# START OF SUPPLIED MATERIAL

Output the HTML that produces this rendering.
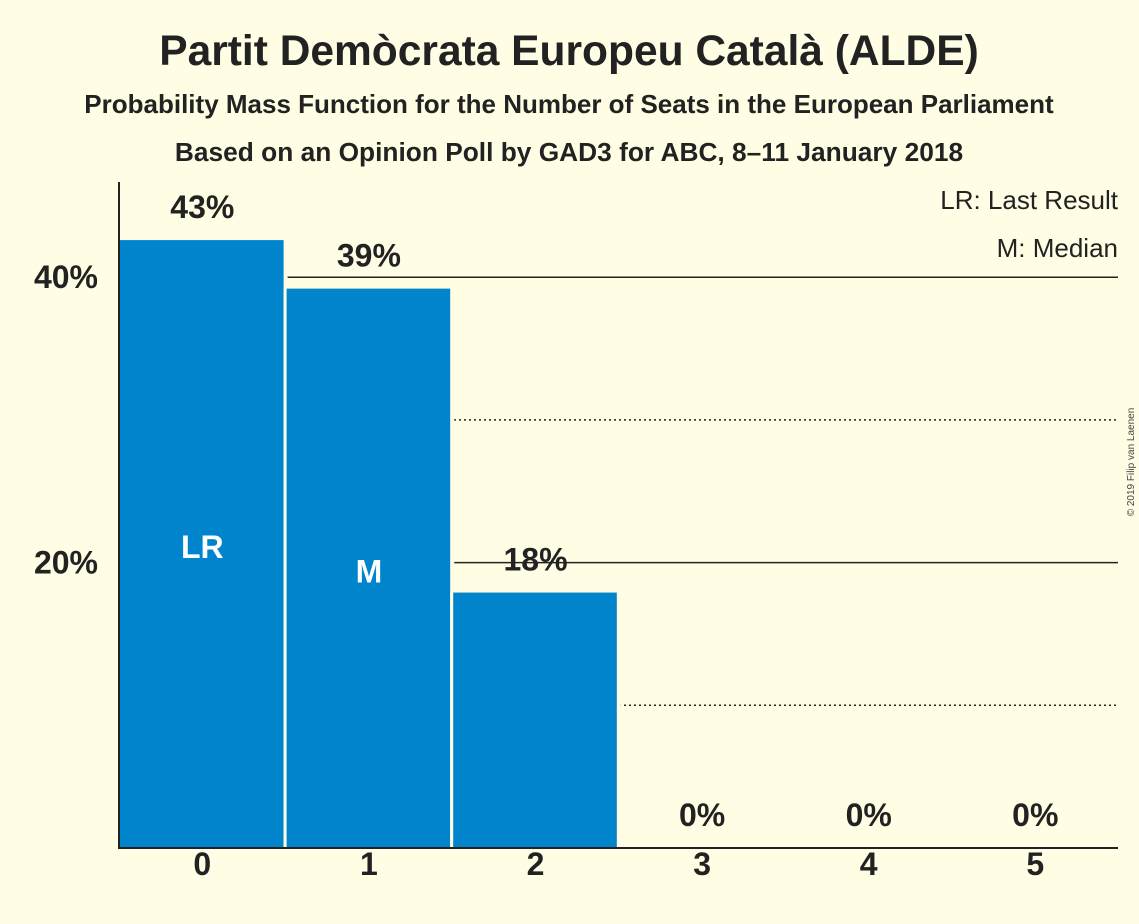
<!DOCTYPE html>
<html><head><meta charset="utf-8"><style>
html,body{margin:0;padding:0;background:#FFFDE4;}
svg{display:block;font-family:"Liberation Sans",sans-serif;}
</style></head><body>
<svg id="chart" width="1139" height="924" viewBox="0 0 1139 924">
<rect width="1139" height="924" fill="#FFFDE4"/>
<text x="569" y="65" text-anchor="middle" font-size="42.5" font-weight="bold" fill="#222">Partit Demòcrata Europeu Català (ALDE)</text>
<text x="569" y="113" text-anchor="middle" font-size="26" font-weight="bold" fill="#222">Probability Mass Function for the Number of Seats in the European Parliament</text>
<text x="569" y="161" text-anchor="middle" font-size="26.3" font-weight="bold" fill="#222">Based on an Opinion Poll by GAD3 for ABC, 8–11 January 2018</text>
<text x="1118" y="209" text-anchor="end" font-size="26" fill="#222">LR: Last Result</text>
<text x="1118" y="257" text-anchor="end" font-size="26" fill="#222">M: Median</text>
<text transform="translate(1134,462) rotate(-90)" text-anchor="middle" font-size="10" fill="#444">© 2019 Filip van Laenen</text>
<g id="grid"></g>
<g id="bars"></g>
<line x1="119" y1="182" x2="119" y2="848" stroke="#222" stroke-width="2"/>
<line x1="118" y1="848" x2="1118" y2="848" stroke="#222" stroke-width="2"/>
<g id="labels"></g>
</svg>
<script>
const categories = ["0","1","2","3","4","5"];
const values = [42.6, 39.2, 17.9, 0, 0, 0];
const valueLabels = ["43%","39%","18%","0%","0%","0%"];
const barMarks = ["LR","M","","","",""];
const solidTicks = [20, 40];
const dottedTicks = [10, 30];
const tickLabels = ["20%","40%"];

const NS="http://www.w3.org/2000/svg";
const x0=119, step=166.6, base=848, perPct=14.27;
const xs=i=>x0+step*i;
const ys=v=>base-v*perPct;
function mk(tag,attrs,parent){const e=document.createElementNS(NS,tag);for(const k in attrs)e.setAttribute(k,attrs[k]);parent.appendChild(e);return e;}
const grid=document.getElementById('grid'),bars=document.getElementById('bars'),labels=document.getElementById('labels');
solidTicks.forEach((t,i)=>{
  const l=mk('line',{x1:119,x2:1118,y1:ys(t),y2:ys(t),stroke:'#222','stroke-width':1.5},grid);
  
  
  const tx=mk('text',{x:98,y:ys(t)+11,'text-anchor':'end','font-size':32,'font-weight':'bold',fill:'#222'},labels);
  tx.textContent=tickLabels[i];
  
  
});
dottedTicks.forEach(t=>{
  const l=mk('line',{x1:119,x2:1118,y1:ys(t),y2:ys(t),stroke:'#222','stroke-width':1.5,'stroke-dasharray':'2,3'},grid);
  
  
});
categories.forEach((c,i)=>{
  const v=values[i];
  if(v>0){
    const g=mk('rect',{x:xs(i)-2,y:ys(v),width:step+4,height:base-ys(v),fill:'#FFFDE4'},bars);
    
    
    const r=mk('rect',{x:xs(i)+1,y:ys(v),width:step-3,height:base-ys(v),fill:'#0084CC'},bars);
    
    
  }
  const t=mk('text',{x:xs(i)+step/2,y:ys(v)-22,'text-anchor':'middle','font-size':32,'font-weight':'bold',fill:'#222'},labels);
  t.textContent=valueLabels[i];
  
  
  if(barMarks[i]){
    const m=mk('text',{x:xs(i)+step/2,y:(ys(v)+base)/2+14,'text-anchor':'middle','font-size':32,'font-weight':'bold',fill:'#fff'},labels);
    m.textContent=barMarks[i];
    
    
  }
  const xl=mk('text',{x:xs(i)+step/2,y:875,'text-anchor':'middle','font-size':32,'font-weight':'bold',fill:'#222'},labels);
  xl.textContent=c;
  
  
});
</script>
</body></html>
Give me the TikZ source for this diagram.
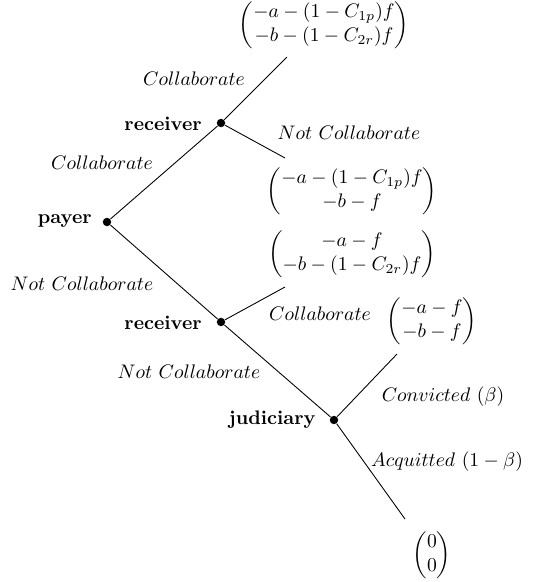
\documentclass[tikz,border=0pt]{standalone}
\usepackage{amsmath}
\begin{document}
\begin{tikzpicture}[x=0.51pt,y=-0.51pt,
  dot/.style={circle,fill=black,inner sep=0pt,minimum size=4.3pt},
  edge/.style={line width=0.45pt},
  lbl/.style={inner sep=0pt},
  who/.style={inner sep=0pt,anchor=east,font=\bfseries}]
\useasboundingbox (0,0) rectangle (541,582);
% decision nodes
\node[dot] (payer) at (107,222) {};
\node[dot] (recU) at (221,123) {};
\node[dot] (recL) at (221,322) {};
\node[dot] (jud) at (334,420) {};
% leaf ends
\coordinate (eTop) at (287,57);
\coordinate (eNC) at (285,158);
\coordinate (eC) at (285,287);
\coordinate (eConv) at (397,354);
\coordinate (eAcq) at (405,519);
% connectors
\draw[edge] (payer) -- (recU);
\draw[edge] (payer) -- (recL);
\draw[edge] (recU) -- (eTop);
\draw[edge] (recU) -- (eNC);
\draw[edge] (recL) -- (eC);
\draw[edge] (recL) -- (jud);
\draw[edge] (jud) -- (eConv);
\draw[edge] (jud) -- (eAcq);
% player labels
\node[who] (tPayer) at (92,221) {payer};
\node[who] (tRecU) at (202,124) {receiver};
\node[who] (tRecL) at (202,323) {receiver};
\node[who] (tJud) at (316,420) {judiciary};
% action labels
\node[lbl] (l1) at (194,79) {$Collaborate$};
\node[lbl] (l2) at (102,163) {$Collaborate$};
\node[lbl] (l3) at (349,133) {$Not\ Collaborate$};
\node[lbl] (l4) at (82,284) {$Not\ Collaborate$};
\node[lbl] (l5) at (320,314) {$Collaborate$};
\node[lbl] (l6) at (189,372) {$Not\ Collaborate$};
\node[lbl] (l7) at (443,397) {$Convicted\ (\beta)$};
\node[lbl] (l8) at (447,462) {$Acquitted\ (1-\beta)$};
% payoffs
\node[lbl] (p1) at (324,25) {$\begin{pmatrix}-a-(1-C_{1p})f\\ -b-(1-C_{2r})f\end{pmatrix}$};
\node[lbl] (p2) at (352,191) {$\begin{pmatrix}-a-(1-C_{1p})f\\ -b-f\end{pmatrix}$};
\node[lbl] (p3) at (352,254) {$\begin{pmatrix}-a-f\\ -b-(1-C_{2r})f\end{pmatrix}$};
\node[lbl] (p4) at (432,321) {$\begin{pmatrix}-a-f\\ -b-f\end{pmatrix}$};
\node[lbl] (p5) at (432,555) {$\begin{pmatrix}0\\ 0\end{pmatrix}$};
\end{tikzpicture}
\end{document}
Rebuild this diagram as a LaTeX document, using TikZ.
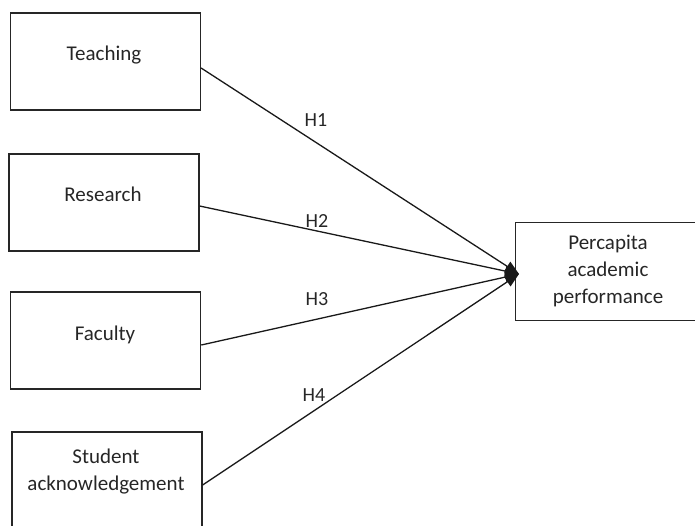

# END OF SUPPLIED MATERIAL

> EXERCISE REQUIREMENTS
Copy all of the entries verbatim, leaving out any pictures they contain.

> THE SOLUTION
Output the HTML that produces this rendering.
<!DOCTYPE html>
<html><head><meta charset="utf-8"><style>
html,body{margin:0;padding:0;background:#FFFDE4;}
svg{display:block;font-family:"Liberation Sans",sans-serif;}
</style></head><body>
<svg id="chart" width="1139" height="924" viewBox="0 0 1139 924">
<rect width="1139" height="924" fill="#FFFDE4"/>
<text x="569" y="65" text-anchor="middle" font-size="42.5" font-weight="bold" fill="#222">Partit Demòcrata Europeu Català (ALDE)</text>
<text x="569" y="113" text-anchor="middle" font-size="26" font-weight="bold" fill="#222">Probability Mass Function for the Number of Seats in the European Parliament</text>
<text x="569" y="161" text-anchor="middle" font-size="26.3" font-weight="bold" fill="#222">Based on an Opinion Poll by GAD3 for ABC, 8–11 January 2018</text>
<text x="1118" y="209" text-anchor="end" font-size="26" fill="#222">LR: Last Result</text>
<text x="1118" y="257" text-anchor="end" font-size="26" fill="#222">M: Median</text>
<text transform="translate(1134,462) rotate(-90)" text-anchor="middle" font-size="10" fill="#444">© 2019 Filip van Laenen</text>
<g id="grid"></g>
<g id="bars"></g>
<line x1="119" y1="182" x2="119" y2="848" stroke="#222" stroke-width="2"/>
<line x1="118" y1="848" x2="1118" y2="848" stroke="#222" stroke-width="2"/>
<g id="labels"></g>
</svg>
<script>
const categories = ["0","1","2","3","4","5"];
const values = [42.6, 39.2, 17.9, 0, 0, 0];
const valueLabels = ["43%","39%","18%","0%","0%","0%"];
const barMarks = ["LR","M","","","",""];
const solidTicks = [20, 40];
const dottedTicks = [10, 30];
const tickLabels = ["20%","40%"];

const NS="http://www.w3.org/2000/svg";
const x0=119, step=166.6, base=848, perPct=14.27;
const xs=i=>x0+step*i;
const ys=v=>base-v*perPct;
function mk(tag,attrs,parent){const e=document.createElementNS(NS,tag);for(const k in attrs)e.setAttribute(k,attrs[k]);parent.appendChild(e);return e;}
const grid=document.getElementById('grid'),bars=document.getElementById('bars'),labels=document.getElementById('labels');
solidTicks.forEach((t,i)=>{
  const l=mk('line',{x1:119,x2:1118,y1:ys(t),y2:ys(t),stroke:'#222','stroke-width':1.5},grid);
  
  
  const tx=mk('text',{x:98,y:ys(t)+11,'text-anchor':'end','font-size':32,'font-weight':'bold',fill:'#222'},labels);
  tx.textContent=tickLabels[i];
  
  
});
dottedTicks.forEach(t=>{
  const l=mk('line',{x1:119,x2:1118,y1:ys(t),y2:ys(t),stroke:'#222','stroke-width':1.5,'stroke-dasharray':'2,3'},grid);
  
  
});
categories.forEach((c,i)=>{
  const v=values[i];
  if(v>0){
    const g=mk('rect',{x:xs(i)-2,y:ys(v),width:step+4,height:base-ys(v),fill:'#FFFDE4'},bars);
    
    
    const r=mk('rect',{x:xs(i)+1,y:ys(v),width:step-3,height:base-ys(v),fill:'#0084CC'},bars);
    
    
  }
  const t=mk('text',{x:xs(i)+step/2,y:ys(v)-22,'text-anchor':'middle','font-size':32,'font-weight':'bold',fill:'#222'},labels);
  t.textContent=valueLabels[i];
  
  
  if(barMarks[i]){
    const m=mk('text',{x:xs(i)+step/2,y:(ys(v)+base)/2+14,'text-anchor':'middle','font-size':32,'font-weight':'bold',fill:'#fff'},labels);
    m.textContent=barMarks[i];
    
    
  }
  const xl=mk('text',{x:xs(i)+step/2,y:875,'text-anchor':'middle','font-size':32,'font-weight':'bold',fill:'#222'},labels);
  xl.textContent=c;
  
  
});
</script>
</body></html>
Give me the TikZ source for this diagram.
\documentclass[tikz,border=0pt]{standalone}
\usepackage{amsmath}
\begin{document}
\begin{tikzpicture}[x=0.51pt,y=-0.51pt,
  dot/.style={circle,fill=black,inner sep=0pt,minimum size=4.3pt},
  edge/.style={line width=0.45pt},
  lbl/.style={inner sep=0pt},
  who/.style={inner sep=0pt,anchor=east,font=\bfseries}]
\useasboundingbox (0,0) rectangle (541,582);
% decision nodes
\node[dot] (payer) at (107,222) {};
\node[dot] (recU) at (221,123) {};
\node[dot] (recL) at (221,322) {};
\node[dot] (jud) at (334,420) {};
% leaf ends
\coordinate (eTop) at (287,57);
\coordinate (eNC) at (285,158);
\coordinate (eC) at (285,287);
\coordinate (eConv) at (397,354);
\coordinate (eAcq) at (405,519);
% connectors
\draw[edge] (payer) -- (recU);
\draw[edge] (payer) -- (recL);
\draw[edge] (recU) -- (eTop);
\draw[edge] (recU) -- (eNC);
\draw[edge] (recL) -- (eC);
\draw[edge] (recL) -- (jud);
\draw[edge] (jud) -- (eConv);
\draw[edge] (jud) -- (eAcq);
% player labels
\node[who] (tPayer) at (92,221) {payer};
\node[who] (tRecU) at (202,124) {receiver};
\node[who] (tRecL) at (202,323) {receiver};
\node[who] (tJud) at (316,420) {judiciary};
% action labels
\node[lbl] (l1) at (194,79) {$Collaborate$};
\node[lbl] (l2) at (102,163) {$Collaborate$};
\node[lbl] (l3) at (349,133) {$Not\ Collaborate$};
\node[lbl] (l4) at (82,284) {$Not\ Collaborate$};
\node[lbl] (l5) at (320,314) {$Collaborate$};
\node[lbl] (l6) at (189,372) {$Not\ Collaborate$};
\node[lbl] (l7) at (443,397) {$Convicted\ (\beta)$};
\node[lbl] (l8) at (447,462) {$Acquitted\ (1-\beta)$};
% payoffs
\node[lbl] (p1) at (324,25) {$\begin{pmatrix}-a-(1-C_{1p})f\\ -b-(1-C_{2r})f\end{pmatrix}$};
\node[lbl] (p2) at (352,191) {$\begin{pmatrix}-a-(1-C_{1p})f\\ -b-f\end{pmatrix}$};
\node[lbl] (p3) at (352,254) {$\begin{pmatrix}-a-f\\ -b-(1-C_{2r})f\end{pmatrix}$};
\node[lbl] (p4) at (432,321) {$\begin{pmatrix}-a-f\\ -b-f\end{pmatrix}$};
\node[lbl] (p5) at (432,555) {$\begin{pmatrix}0\\ 0\end{pmatrix}$};
\end{tikzpicture}
\end{document}
Rebuild this diagram as a LaTeX document, using TikZ.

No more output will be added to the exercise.